Ryan Prior

A few strategies to deal with rollbacks after a server fault:

  1. Create a hierarchy of event types and prioritize persistence (disk I/O and db writes) according to the hierarchy. Highest priority are the most consequential actions, like crafting results, shattering crystals or breaking objects, items added to player inventories, moved onto a map tile or into a container. Below that would be skill checks resulting in lower HP, mind, stamina. Then at the bottom are mob movements, hunger and thirst ticks, regeneration from resting.
  2. Send events (if they are consequential enough, at least) to a highly available low-latency persistent datastore like kafka/redpanda or questdb. That way you can reconstruct the game state at least in large part after a fault by opening a window at the newest event the post-fault db knows about and replaying events until you're up to date.
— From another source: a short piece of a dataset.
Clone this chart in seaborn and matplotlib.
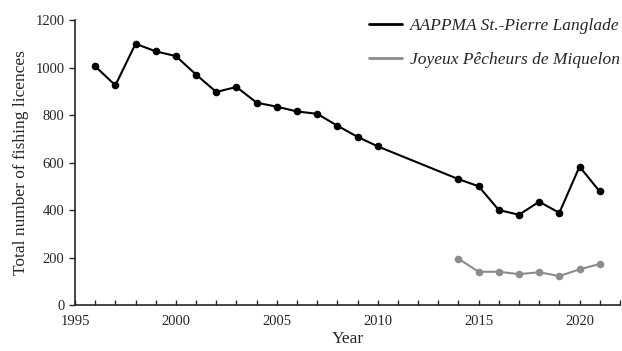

  3. For low-priority events at the bottom of the consequence hierarchy, still batch writes but instead of saving the whole world every 5 minutes, partition the data by zones and save a partition at a time in a rotating fashion.
The overall effect should be that events are persisted to disk in near-real-time using the low-latency datastore, then according to the type of event, either sent to the DB asap or batched to be persisted on a rotating best-effort basis. That should result in smaller average transaction size, lower impact of a dropped transaction, and recoverability of most of the game action from the event stream after a db fault.